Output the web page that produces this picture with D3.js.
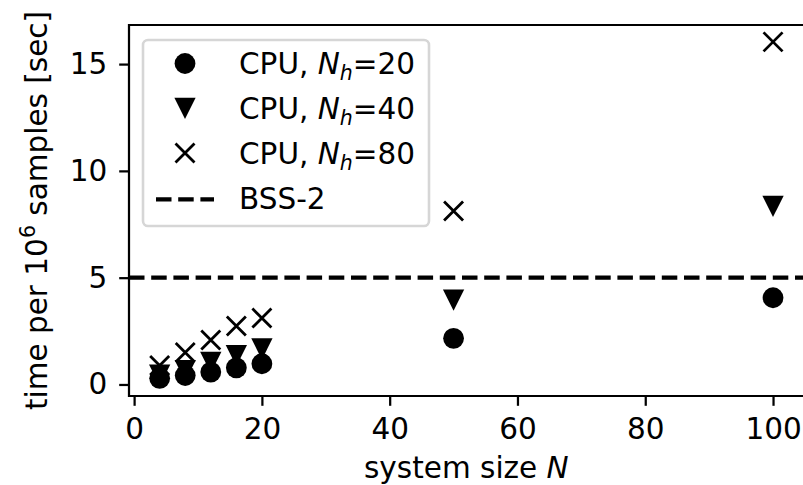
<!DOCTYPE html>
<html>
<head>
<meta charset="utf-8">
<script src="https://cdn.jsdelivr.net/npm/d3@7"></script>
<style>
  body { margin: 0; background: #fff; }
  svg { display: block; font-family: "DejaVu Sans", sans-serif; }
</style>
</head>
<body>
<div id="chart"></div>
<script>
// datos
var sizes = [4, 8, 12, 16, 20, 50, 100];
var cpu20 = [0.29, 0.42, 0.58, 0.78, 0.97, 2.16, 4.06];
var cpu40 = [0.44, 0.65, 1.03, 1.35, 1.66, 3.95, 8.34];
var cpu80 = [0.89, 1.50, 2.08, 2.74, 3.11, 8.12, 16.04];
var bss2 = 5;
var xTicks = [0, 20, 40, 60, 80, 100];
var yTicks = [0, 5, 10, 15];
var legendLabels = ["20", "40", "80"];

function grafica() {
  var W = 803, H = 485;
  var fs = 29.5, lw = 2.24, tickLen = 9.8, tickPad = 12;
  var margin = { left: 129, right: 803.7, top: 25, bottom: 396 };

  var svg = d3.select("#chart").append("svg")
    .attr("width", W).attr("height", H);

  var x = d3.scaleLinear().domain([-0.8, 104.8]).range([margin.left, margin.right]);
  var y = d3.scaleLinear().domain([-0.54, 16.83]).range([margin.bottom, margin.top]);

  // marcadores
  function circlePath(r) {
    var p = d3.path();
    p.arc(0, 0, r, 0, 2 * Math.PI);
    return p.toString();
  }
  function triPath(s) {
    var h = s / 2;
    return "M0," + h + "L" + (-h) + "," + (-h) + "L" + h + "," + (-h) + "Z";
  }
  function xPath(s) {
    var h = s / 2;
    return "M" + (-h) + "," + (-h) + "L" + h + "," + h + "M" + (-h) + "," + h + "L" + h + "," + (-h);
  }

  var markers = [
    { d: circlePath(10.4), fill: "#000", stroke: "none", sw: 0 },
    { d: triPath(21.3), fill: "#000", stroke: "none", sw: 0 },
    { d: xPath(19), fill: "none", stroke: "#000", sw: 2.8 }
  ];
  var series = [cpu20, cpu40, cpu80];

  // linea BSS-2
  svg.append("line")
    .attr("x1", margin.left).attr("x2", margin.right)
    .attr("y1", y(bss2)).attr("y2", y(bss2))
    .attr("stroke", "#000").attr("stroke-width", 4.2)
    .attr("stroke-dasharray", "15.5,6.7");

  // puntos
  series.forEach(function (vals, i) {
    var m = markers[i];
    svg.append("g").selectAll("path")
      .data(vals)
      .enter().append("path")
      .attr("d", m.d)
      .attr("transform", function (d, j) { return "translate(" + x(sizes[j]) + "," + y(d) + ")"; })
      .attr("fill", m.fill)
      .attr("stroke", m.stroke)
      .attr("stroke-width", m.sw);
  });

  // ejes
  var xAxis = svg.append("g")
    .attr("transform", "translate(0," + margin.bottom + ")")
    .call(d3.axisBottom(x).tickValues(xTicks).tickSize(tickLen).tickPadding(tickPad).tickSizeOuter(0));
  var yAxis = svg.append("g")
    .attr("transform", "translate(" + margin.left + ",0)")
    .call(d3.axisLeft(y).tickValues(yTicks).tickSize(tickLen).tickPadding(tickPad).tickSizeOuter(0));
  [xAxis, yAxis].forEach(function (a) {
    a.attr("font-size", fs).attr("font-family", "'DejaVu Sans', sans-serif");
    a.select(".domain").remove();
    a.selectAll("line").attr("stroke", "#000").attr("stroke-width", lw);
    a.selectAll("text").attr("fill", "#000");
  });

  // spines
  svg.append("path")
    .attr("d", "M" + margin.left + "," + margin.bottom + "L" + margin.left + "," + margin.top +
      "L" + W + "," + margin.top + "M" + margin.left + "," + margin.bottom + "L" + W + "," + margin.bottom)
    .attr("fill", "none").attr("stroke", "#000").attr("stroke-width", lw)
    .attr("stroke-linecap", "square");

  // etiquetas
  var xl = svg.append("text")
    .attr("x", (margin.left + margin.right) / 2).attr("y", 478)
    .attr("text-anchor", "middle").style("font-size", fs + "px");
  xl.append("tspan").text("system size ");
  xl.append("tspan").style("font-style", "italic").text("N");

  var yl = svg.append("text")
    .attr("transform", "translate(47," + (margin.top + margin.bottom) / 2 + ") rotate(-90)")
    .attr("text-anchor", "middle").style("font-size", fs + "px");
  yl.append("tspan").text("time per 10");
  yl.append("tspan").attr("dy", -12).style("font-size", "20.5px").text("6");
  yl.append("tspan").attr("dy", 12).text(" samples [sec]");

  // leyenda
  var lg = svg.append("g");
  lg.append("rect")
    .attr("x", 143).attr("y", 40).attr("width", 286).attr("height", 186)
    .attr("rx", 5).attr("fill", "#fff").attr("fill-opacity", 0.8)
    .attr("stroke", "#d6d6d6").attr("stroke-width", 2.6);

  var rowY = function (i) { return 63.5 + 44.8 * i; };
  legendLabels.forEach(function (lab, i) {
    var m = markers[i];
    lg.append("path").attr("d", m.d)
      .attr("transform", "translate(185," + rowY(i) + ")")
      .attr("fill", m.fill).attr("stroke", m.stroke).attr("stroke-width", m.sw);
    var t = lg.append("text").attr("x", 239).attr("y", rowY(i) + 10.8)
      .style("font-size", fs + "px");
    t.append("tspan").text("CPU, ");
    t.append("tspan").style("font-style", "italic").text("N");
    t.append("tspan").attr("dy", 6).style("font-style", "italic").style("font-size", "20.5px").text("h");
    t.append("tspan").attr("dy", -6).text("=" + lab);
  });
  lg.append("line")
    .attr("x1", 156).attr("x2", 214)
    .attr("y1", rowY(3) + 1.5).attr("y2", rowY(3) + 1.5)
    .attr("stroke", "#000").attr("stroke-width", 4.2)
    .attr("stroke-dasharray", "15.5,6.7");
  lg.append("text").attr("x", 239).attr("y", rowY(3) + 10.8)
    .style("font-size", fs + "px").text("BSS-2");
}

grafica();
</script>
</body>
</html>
□ □ □ □
# [Your goal]
From the material above, copy everything exactly but the pictures.

# [Worked solution]
Output the web page that produces this picture with D3.js.
<!DOCTYPE html>
<html>
<head>
<meta charset="utf-8">
<script src="https://cdn.jsdelivr.net/npm/d3@7"></script>
<style>
  body { margin: 0; background: #fff; }
  svg { display: block; font-family: "DejaVu Sans", sans-serif; }
</style>
</head>
<body>
<div id="chart"></div>
<script>
// datos
var sizes = [4, 8, 12, 16, 20, 50, 100];
var cpu20 = [0.29, 0.42, 0.58, 0.78, 0.97, 2.16, 4.06];
var cpu40 = [0.44, 0.65, 1.03, 1.35, 1.66, 3.95, 8.34];
var cpu80 = [0.89, 1.50, 2.08, 2.74, 3.11, 8.12, 16.04];
var bss2 = 5;
var xTicks = [0, 20, 40, 60, 80, 100];
var yTicks = [0, 5, 10, 15];
var legendLabels = ["20", "40", "80"];

function grafica() {
  var W = 803, H = 485;
  var fs = 29.5, lw = 2.24, tickLen = 9.8, tickPad = 12;
  var margin = { left: 129, right: 803.7, top: 25, bottom: 396 };

  var svg = d3.select("#chart").append("svg")
    .attr("width", W).attr("height", H);

  var x = d3.scaleLinear().domain([-0.8, 104.8]).range([margin.left, margin.right]);
  var y = d3.scaleLinear().domain([-0.54, 16.83]).range([margin.bottom, margin.top]);

  // marcadores
  function circlePath(r) {
    var p = d3.path();
    p.arc(0, 0, r, 0, 2 * Math.PI);
    return p.toString();
  }
  function triPath(s) {
    var h = s / 2;
    return "M0," + h + "L" + (-h) + "," + (-h) + "L" + h + "," + (-h) + "Z";
  }
  function xPath(s) {
    var h = s / 2;
    return "M" + (-h) + "," + (-h) + "L" + h + "," + h + "M" + (-h) + "," + h + "L" + h + "," + (-h);
  }

  var markers = [
    { d: circlePath(10.4), fill: "#000", stroke: "none", sw: 0 },
    { d: triPath(21.3), fill: "#000", stroke: "none", sw: 0 },
    { d: xPath(19), fill: "none", stroke: "#000", sw: 2.8 }
  ];
  var series = [cpu20, cpu40, cpu80];

  // linea BSS-2
  svg.append("line")
    .attr("x1", margin.left).attr("x2", margin.right)
    .attr("y1", y(bss2)).attr("y2", y(bss2))
    .attr("stroke", "#000").attr("stroke-width", 4.2)
    .attr("stroke-dasharray", "15.5,6.7");

  // puntos
  series.forEach(function (vals, i) {
    var m = markers[i];
    svg.append("g").selectAll("path")
      .data(vals)
      .enter().append("path")
      .attr("d", m.d)
      .attr("transform", function (d, j) { return "translate(" + x(sizes[j]) + "," + y(d) + ")"; })
      .attr("fill", m.fill)
      .attr("stroke", m.stroke)
      .attr("stroke-width", m.sw);
  });

  // ejes
  var xAxis = svg.append("g")
    .attr("transform", "translate(0," + margin.bottom + ")")
    .call(d3.axisBottom(x).tickValues(xTicks).tickSize(tickLen).tickPadding(tickPad).tickSizeOuter(0));
  var yAxis = svg.append("g")
    .attr("transform", "translate(" + margin.left + ",0)")
    .call(d3.axisLeft(y).tickValues(yTicks).tickSize(tickLen).tickPadding(tickPad).tickSizeOuter(0));
  [xAxis, yAxis].forEach(function (a) {
    a.attr("font-size", fs).attr("font-family", "'DejaVu Sans', sans-serif");
    a.select(".domain").remove();
    a.selectAll("line").attr("stroke", "#000").attr("stroke-width", lw);
    a.selectAll("text").attr("fill", "#000");
  });

  // spines
  svg.append("path")
    .attr("d", "M" + margin.left + "," + margin.bottom + "L" + margin.left + "," + margin.top +
      "L" + W + "," + margin.top + "M" + margin.left + "," + margin.bottom + "L" + W + "," + margin.bottom)
    .attr("fill", "none").attr("stroke", "#000").attr("stroke-width", lw)
    .attr("stroke-linecap", "square");

  // etiquetas
  var xl = svg.append("text")
    .attr("x", (margin.left + margin.right) / 2).attr("y", 478)
    .attr("text-anchor", "middle").style("font-size", fs + "px");
  xl.append("tspan").text("system size ");
  xl.append("tspan").style("font-style", "italic").text("N");

  var yl = svg.append("text")
    .attr("transform", "translate(47," + (margin.top + margin.bottom) / 2 + ") rotate(-90)")
    .attr("text-anchor", "middle").style("font-size", fs + "px");
  yl.append("tspan").text("time per 10");
  yl.append("tspan").attr("dy", -12).style("font-size", "20.5px").text("6");
  yl.append("tspan").attr("dy", 12).text(" samples [sec]");

  // leyenda
  var lg = svg.append("g");
  lg.append("rect")
    .attr("x", 143).attr("y", 40).attr("width", 286).attr("height", 186)
    .attr("rx", 5).attr("fill", "#fff").attr("fill-opacity", 0.8)
    .attr("stroke", "#d6d6d6").attr("stroke-width", 2.6);

  var rowY = function (i) { return 63.5 + 44.8 * i; };
  legendLabels.forEach(function (lab, i) {
    var m = markers[i];
    lg.append("path").attr("d", m.d)
      .attr("transform", "translate(185," + rowY(i) + ")")
      .attr("fill", m.fill).attr("stroke", m.stroke).attr("stroke-width", m.sw);
    var t = lg.append("text").attr("x", 239).attr("y", rowY(i) + 10.8)
      .style("font-size", fs + "px");
    t.append("tspan").text("CPU, ");
    t.append("tspan").style("font-style", "italic").text("N");
    t.append("tspan").attr("dy", 6).style("font-style", "italic").style("font-size", "20.5px").text("h");
    t.append("tspan").attr("dy", -6).text("=" + lab);
  });
  lg.append("line")
    .attr("x1", 156).attr("x2", 214)
    .attr("y1", rowY(3) + 1.5).attr("y2", rowY(3) + 1.5)
    .attr("stroke", "#000").attr("stroke-width", 4.2)
    .attr("stroke-dasharray", "15.5,6.7");
  lg.append("text").attr("x", 239).attr("y", rowY(3) + 10.8)
    .style("font-size", fs + "px").text("BSS-2");
}

grafica();
</script>
</body>
</html>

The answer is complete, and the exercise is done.